IN TUTTI I LIBRI di Animalìa, grande spazio è dedicato alla storia dell’arte. Succede anche nel secondo volume della collana, quello di Katharine M. Rogers dedicato al gatto. Testo e illustrazioni fanno a gara per spiegare al lettore la parabola ascendente del felino, lentamente giunto da animale «di servizio» che liberava casa e beni dai topi, ad amatissimo animale da compagnia. Le statistiche riportate parlano chiaro: i gatti stanno sopravanzando i cani come pet, forse anche perché più indipendenti e più adatti a vivere in case sempre più piccole.
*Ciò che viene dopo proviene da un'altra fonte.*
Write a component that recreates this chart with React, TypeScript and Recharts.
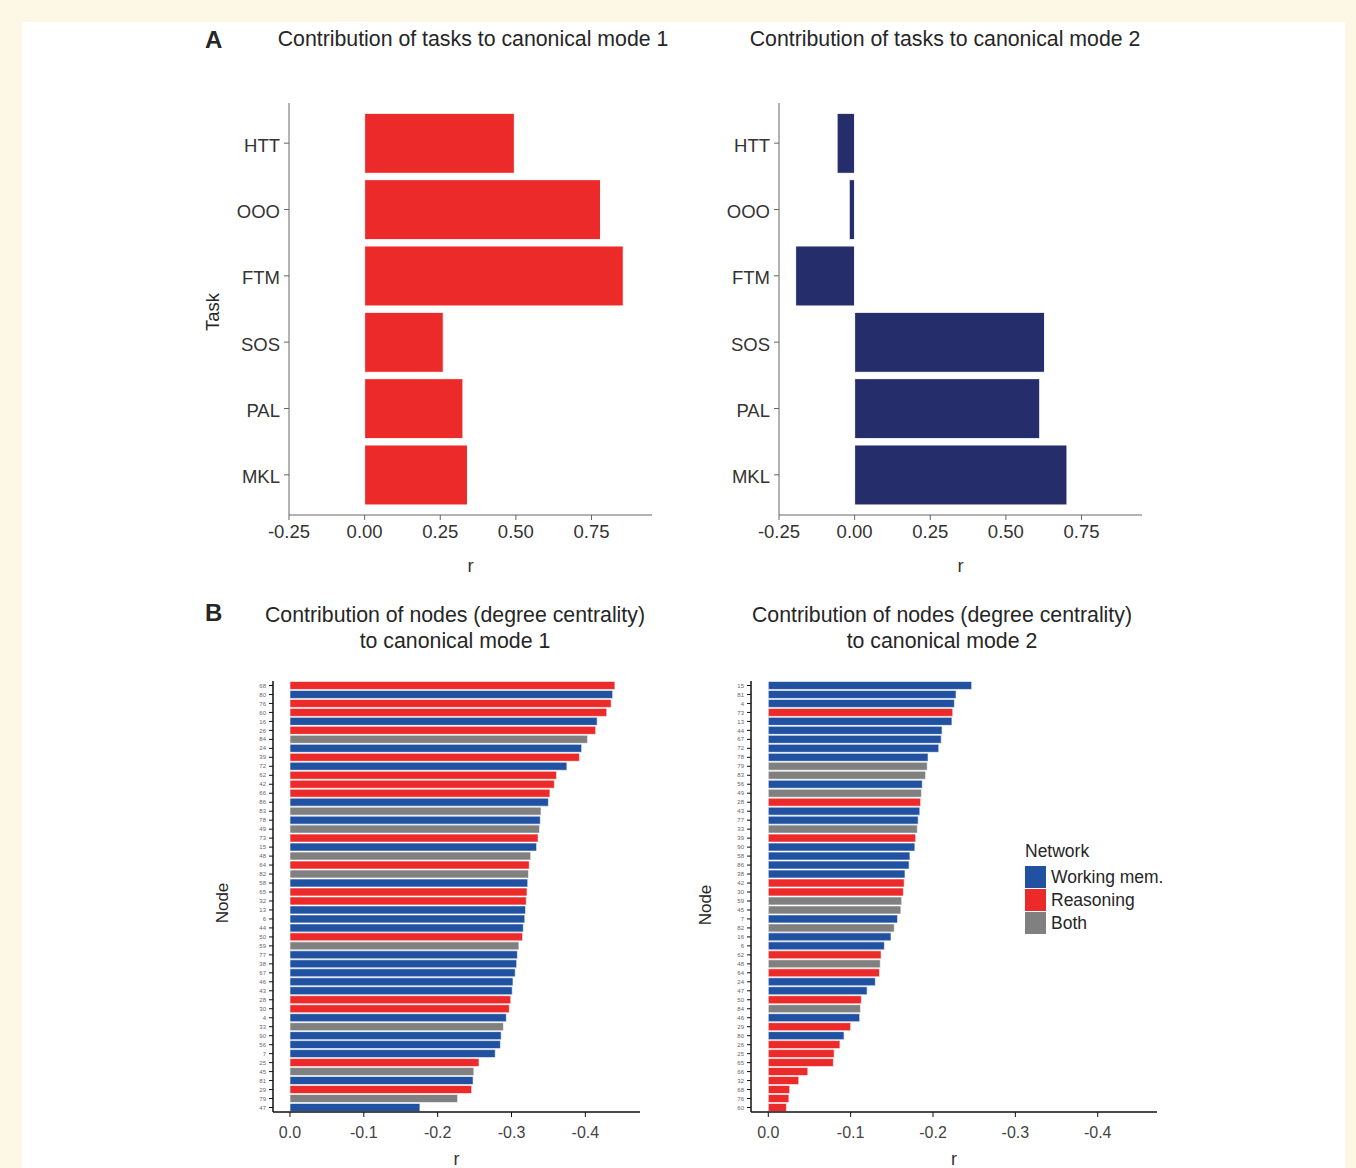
import React from 'react';
import { BarChart, Bar, XAxis, YAxis, Cell } from 'recharts';

// panel A: task loadings
const tasks = ['HTT', 'OOO', 'FTM', 'SOS', 'PAL', 'MKL'];
const mode1Tasks = [0.495, 0.78, 0.855, 0.26, 0.325, 0.34];
const mode2Tasks = [-0.058, -0.018, -0.195, 0.628, 0.612, 0.702];
const taskTicks = [-0.25, 0, 0.25, 0.5, 0.75];

// panel B: node degree centrality loadings (W = working mem., R = reasoning, B = both)
const mode1Nodes = ['68', '80', '76', '60', '16', '26', '84', '24', '39', '72', '62', '42', '66', '86', '83', '78', '49', '73', '15', '48', '64', '82', '58', '65', '32', '13', '6', '44', '50', '59', '77', '38', '67', '46', '43', '28', '30', '4', '33', '90', '56', '7', '25', '45', '81', '29', '79', '47'];
const mode1Values = [-0.440, -0.437, -0.435, -0.429, -0.416, -0.414, -0.403, -0.395, -0.392, -0.375, -0.361, -0.358, -0.352, -0.350, -0.340, -0.339, -0.338, -0.336, -0.334, -0.326, -0.324, -0.323, -0.322, -0.321, -0.320, -0.319, -0.318, -0.316, -0.315, -0.310, -0.308, -0.307, -0.305, -0.302, -0.301, -0.299, -0.297, -0.293, -0.289, -0.286, -0.285, -0.278, -0.256, -0.249, -0.248, -0.246, -0.227, -0.176];
const mode1Networks = ['R', 'W', 'R', 'R', 'W', 'R', 'B', 'W', 'R', 'W', 'R', 'R', 'R', 'W', 'B', 'W', 'B', 'R', 'W', 'B', 'R', 'B', 'W', 'R', 'R', 'W', 'W', 'W', 'R', 'B', 'W', 'W', 'W', 'W', 'W', 'R', 'R', 'W', 'B', 'W', 'W', 'W', 'R', 'B', 'W', 'R', 'B', 'W'];

const mode2Nodes = ['15', '81', '4', '73', '13', '44', '67', '72', '78', '79', '83', '56', '49', '28', '43', '77', '33', '39', '90', '58', '86', '38', '42', '30', '59', '45', '7', '82', '16', '6', '62', '48', '64', '24', '47', '50', '84', '46', '29', '80', '26', '25', '65', '66', '32', '68', '76', '60'];
const mode2Values = [-0.247, -0.228, -0.226, -0.224, -0.223, -0.211, -0.210, -0.207, -0.194, -0.193, -0.191, -0.187, -0.186, -0.185, -0.184, -0.182, -0.181, -0.179, -0.178, -0.172, -0.171, -0.166, -0.165, -0.164, -0.162, -0.161, -0.157, -0.153, -0.149, -0.141, -0.137, -0.136, -0.135, -0.130, -0.120, -0.113, -0.112, -0.111, -0.100, -0.092, -0.087, -0.080, -0.079, -0.048, -0.037, -0.026, -0.025, -0.022];
const mode2Networks = ['W', 'W', 'W', 'R', 'W', 'W', 'W', 'W', 'W', 'B', 'B', 'W', 'B', 'R', 'W', 'W', 'B', 'R', 'W', 'W', 'W', 'W', 'R', 'R', 'B', 'B', 'W', 'B', 'W', 'W', 'R', 'B', 'R', 'W', 'W', 'R', 'B', 'W', 'R', 'W', 'R', 'R', 'R', 'R', 'R', 'R', 'R', 'R'];
const nodeTicks = [0, -0.1, -0.2, -0.3, -0.4];

const netColors: Record<string, string> = { W: '#2152a1', R: '#ed2a2a', B: '#808080' };
const legendItems = [['W', 'Working mem.'], ['R', 'Reasoning'], ['B', 'Both']];

const font = '"Liberation Sans", Arial, Helvetica, sans-serif';

const Txt = ({ x, y, size, children, bold, rotate, align }: any) => (
  <div style={{
    position: 'absolute', left: x, top: y, fontSize: size, color: '#262626', whiteSpace: 'nowrap',
    fontWeight: bold ? 700 : 400, lineHeight: 1.2, textAlign: 'center',
    transform: `translate(${align === 'left' ? '0' : '-50%'}, -50%)${rotate ? ' rotate(-90deg)' : ''}`,
  }}>{children}</div>
);

const TaskPanel = ({ values, color, left }: { values: number[]; color: string; left: number }) => {
  const data = tasks.map((t, i) => ({ task: t, r: values[i] }));
  return (
    <div style={{ position: 'absolute', left, top: 90 }}>
      <BarChart width={470} height={487} data={data} layout="vertical"
        margin={{ top: 13, right: 18, bottom: 0, left: 0 }} barCategoryGap="5%">
        <XAxis type="number" domain={[-0.25, 0.95]} ticks={taskTicks} allowDataOverflow
          tickFormatter={(v: number) => v.toFixed(2)} height={62} stroke="#666"
          tick={{ fill: '#333', fontSize: 18.5 }} tickSize={5} tickMargin={5}
          label={{ value: 'r', position: 'insideBottom', offset: 5, fill: '#333', fontSize: 18.5 }} />
        <YAxis type="category" dataKey="task" width={89} padding={{ top: 7, bottom: 7 }} stroke="#666"
          tick={{ fill: '#333', fontSize: 18.5, dy: 2 }} tickSize={5} tickMargin={4} interval={0} />
        <Bar dataKey="r" fill={color} stroke="#fff" strokeWidth={1} isAnimationActive={false} />
      </BarChart>
    </div>
  );
};

const NodePanel = ({ nodes, values, networks, left, width, domain }: any) => {
  const data = nodes.map((n: string, i: number) => ({ node: n, r: values[i], net: networks[i] }));
  return (
    <div style={{ position: 'absolute', left, top: 670 }}>
      <BarChart width={width} height={502} data={data} layout="vertical"
        margin={{ top: 11, right: 10, bottom: 0, left: 0 }} barCategoryGap="5%">
        <XAxis type="number" domain={domain} ticks={nodeTicks} allowDataOverflow reversed
          tickFormatter={(v: number) => (v === 0 ? '0.0' : v.toFixed(1))} height={60}
          axisLine={{ stroke: '#111', strokeWidth: 1.5 }} tickLine={{ stroke: '#111' }}
          tick={{ fill: '#444', fontSize: 16 }} tickSize={5} tickMargin={10}
          label={{ value: 'r', position: 'insideBottom', offset: 7, fill: '#333', fontSize: 18 }} />
        <YAxis type="category" dataKey="node" width={43} interval={0}
          axisLine={{ stroke: '#111', strokeWidth: 1.5 }} tickLine={{ stroke: '#111' }}
          tick={{ fill: '#666', fontSize: 6 }} tickSize={4} tickMargin={3} />
        <Bar dataKey="r" stroke="#fff" strokeWidth={0.6} isAnimationActive={false}>
          {data.map((d: any, i: number) => <Cell key={i} fill={netColors[d.net]} />)}
        </Bar>
      </BarChart>
    </div>
  );
};

export default function App() {
  return (
    <div style={{ position: 'absolute', left: 0, top: 0, width: 1356, height: 1168, background: '#fdf8e5', overflow: 'hidden', fontFamily: font }}>
      <div style={{ position: 'absolute', left: 22, top: 22, width: 1323, height: 1160, background: '#fff' }} />

      <Txt x={205} y={40} size={24} bold align="left">A</Txt>
      <Txt x={473} y={40} size={21.3}>Contribution of tasks to canonical mode 1</Txt>
      <Txt x={945} y={40} size={21.3}>Contribution of tasks to canonical mode 2</Txt>
      <Txt x={213} y={312} size={18.5} rotate>Task</Txt>

      <TaskPanel values={mode1Tasks} color="#ed2a2a" left={200} />
      <TaskPanel values={mode2Tasks} color="#252e6b" left={690} />

      <Txt x={205} y={613} size={24} bold align="left">B</Txt>
      <Txt x={455} y={629} size={21.3}>Contribution of nodes (degree centrality)<br />to canonical mode 1</Txt>
      <Txt x={942} y={629} size={21.3}>Contribution of nodes (degree centrality)<br />to canonical mode 2</Txt>
      <Txt x={223} y={903} size={17} rotate>Node</Txt>
      <Txt x={706} y={905} size={17} rotate>Node</Txt>

      <NodePanel nodes={mode1Nodes} values={mode1Values} networks={mode1Networks} left={230} width={420} domain={[-0.474, 0.023]} />
      <NodePanel nodes={mode2Nodes} values={mode2Values} networks={mode2Networks} left={708} width={459} domain={[-0.472, 0.021]} />

      <Txt x={1025} y={851} size={17.5} align="left">Network</Txt>
      {legendItems.map(([k, label], i) => (
        <React.Fragment key={k}>
          <div style={{ position: 'absolute', left: 1025, top: 866 + i * 23, width: 21, height: 22, background: netColors[k] }} />
          <Txt x={1051} y={877 + i * 23} size={17.5} align="left">{label}</Txt>
        </React.Fragment>
      ))}
    </div>
  );
}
AFFASCINANTE la «leggenda nera» del felino, visto come «famiglio» o amico di streghe e demoni, almeno per tutto il periodo in cui le persone credevano in tali fantasie. La causa di questa immeritata fama, leggiamo nel dettagliato studio (perché di ricerca si tratta, anche se di agilissima lettura), potrebbe essere attribuita soprattutto all’etologia felina, che vede stridere una tenera e composta placidità domestica con un’abilità predatoria fuori dal comune. Un gatto si trova a proprio agio tra i più esclusivi ed eleganti salotti borghesi come sui tetti e nei bassifondi o ovunque ci sia da cacciare piccole prede. Interessante e originale è anche il capitolo su «I gatti e le donne», dove viene raccontata la storia (di genere) dei pregiudizi e dello stereotipo che ha riverberato sulla letteratura, l’arte e il pensare comune dei popoli occidentali. Una storia che ha visto da principio i gatti vicini o equiparati a prostitute o streghe, per poi finire nell’arte sacra, laddove si voleva sottolineare un’ambientazione domestica e familiare, come nella Sacra Famiglia di Barocci, dove una gatta allatta placidamente i suoi cuccioli sul mantello di Maria che culla il piccolo Gesù.

NON TUTTI gli stereotipi sono vinti e il gatto continua a essere visto con sospetto. I suoi stessi temibili artigli retrattili in quella morbida zampa diventano metafora e simbolo della falsità. Una collana come quella allestita da Nottetempo ha anche questo pregio: comprendere questo nostro ambiguo rapporto con gli animali che fa sì che si continui a temere più un orso – magari trentino – o uno squalo, invece della placida mucca, che – stando alle statistiche – è di gran lunga più insidiosa.